» **Stored data**:
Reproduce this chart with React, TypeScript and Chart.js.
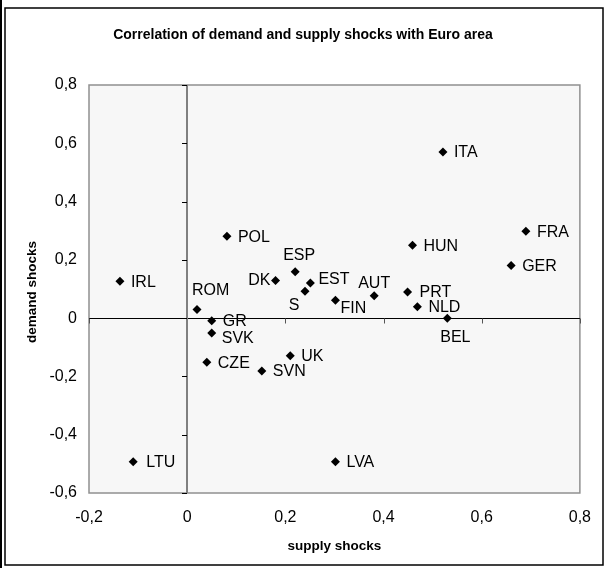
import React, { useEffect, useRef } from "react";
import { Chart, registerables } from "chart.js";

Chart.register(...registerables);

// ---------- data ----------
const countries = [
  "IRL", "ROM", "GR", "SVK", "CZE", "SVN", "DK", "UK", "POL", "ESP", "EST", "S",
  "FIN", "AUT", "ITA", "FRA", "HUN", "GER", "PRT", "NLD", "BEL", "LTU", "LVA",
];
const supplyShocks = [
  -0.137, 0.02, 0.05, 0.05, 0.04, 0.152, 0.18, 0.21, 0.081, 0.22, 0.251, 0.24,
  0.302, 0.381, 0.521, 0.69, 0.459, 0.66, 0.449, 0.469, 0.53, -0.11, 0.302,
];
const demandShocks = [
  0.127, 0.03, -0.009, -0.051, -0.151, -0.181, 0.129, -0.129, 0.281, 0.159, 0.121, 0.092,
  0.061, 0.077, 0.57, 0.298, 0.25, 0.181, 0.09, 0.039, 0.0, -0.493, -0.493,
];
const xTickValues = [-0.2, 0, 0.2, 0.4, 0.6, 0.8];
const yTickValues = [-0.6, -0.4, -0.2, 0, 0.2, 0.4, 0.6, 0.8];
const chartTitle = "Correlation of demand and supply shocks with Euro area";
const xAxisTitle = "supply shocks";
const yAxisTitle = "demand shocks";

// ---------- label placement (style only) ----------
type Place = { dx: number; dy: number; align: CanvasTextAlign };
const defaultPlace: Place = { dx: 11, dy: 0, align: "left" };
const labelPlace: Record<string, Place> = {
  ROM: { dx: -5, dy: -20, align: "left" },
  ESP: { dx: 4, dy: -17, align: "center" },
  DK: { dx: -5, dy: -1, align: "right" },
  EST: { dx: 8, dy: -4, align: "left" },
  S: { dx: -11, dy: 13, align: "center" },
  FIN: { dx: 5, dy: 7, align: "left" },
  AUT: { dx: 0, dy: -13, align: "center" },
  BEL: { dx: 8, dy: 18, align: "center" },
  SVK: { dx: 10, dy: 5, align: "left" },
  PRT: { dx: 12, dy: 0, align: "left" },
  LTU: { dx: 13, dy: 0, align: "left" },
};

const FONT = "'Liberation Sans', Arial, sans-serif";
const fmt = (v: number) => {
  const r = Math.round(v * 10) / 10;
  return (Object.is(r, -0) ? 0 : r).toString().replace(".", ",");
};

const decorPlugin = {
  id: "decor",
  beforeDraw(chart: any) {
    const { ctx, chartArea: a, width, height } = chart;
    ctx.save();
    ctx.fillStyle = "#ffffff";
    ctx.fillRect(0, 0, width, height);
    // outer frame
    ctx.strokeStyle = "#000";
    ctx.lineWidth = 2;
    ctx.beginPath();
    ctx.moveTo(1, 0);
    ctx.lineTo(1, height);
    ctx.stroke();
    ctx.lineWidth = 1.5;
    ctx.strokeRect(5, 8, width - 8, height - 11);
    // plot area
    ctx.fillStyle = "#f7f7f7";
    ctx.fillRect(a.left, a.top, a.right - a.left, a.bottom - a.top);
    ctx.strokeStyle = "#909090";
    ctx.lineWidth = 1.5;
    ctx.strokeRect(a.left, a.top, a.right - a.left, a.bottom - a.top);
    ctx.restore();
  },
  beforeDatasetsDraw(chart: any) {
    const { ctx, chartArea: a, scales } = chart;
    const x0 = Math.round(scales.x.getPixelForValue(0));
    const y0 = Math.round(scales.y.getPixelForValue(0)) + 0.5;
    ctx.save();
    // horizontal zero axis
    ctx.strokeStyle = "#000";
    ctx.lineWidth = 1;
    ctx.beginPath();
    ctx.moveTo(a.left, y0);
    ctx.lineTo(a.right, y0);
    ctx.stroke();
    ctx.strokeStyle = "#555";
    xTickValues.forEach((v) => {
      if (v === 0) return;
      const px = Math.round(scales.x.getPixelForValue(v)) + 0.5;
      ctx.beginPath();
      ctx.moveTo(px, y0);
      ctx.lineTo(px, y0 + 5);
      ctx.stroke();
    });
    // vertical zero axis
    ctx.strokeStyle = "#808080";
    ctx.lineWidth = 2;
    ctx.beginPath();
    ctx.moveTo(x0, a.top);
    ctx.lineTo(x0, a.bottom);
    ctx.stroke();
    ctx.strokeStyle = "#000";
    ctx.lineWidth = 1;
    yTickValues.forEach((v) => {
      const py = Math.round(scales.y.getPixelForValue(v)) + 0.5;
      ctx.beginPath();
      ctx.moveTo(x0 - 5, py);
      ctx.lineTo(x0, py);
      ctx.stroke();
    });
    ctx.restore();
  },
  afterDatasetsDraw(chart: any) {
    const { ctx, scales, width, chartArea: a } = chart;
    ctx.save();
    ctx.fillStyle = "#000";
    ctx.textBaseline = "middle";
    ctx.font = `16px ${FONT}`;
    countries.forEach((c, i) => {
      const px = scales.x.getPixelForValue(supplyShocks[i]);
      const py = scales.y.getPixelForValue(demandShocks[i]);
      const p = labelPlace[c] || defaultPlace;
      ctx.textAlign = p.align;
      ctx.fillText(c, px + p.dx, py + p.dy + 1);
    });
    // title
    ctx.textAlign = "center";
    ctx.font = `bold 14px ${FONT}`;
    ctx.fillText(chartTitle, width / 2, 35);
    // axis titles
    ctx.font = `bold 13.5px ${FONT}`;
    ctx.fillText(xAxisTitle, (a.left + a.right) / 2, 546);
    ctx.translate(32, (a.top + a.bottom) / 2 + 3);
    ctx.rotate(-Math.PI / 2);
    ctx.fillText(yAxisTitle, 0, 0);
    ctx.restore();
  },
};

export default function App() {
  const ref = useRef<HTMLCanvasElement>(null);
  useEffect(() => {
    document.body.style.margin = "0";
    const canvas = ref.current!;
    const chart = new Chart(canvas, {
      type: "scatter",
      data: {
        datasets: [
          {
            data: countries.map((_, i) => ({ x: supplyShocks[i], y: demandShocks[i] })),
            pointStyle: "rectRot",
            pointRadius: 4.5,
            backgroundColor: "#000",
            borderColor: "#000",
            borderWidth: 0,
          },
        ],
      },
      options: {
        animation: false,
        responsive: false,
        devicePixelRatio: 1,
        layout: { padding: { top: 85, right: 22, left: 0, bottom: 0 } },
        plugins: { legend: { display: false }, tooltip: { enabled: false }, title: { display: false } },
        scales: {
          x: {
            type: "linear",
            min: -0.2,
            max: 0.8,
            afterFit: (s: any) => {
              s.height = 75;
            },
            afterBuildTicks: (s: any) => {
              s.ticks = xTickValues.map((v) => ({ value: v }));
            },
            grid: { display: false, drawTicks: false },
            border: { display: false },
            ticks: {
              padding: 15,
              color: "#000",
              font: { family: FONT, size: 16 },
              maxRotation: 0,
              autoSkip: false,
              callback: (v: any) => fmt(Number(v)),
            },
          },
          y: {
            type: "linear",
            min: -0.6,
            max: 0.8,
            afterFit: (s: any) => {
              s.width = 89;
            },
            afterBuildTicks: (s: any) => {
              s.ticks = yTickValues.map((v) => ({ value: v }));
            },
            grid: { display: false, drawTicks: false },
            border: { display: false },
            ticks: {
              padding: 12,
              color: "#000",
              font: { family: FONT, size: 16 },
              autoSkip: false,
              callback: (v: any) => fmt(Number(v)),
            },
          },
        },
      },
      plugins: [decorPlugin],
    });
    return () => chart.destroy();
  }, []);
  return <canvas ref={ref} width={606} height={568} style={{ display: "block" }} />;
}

» **What needs to be done**: Without the pictures, return the listing above from its first line through the line that has "Chart.register(...registerables);".

» **Right answer**:
Reproduce this chart with React, TypeScript and Chart.js.
import React, { useEffect, useRef } from "react";
import { Chart, registerables } from "chart.js";

Chart.register(...registerables);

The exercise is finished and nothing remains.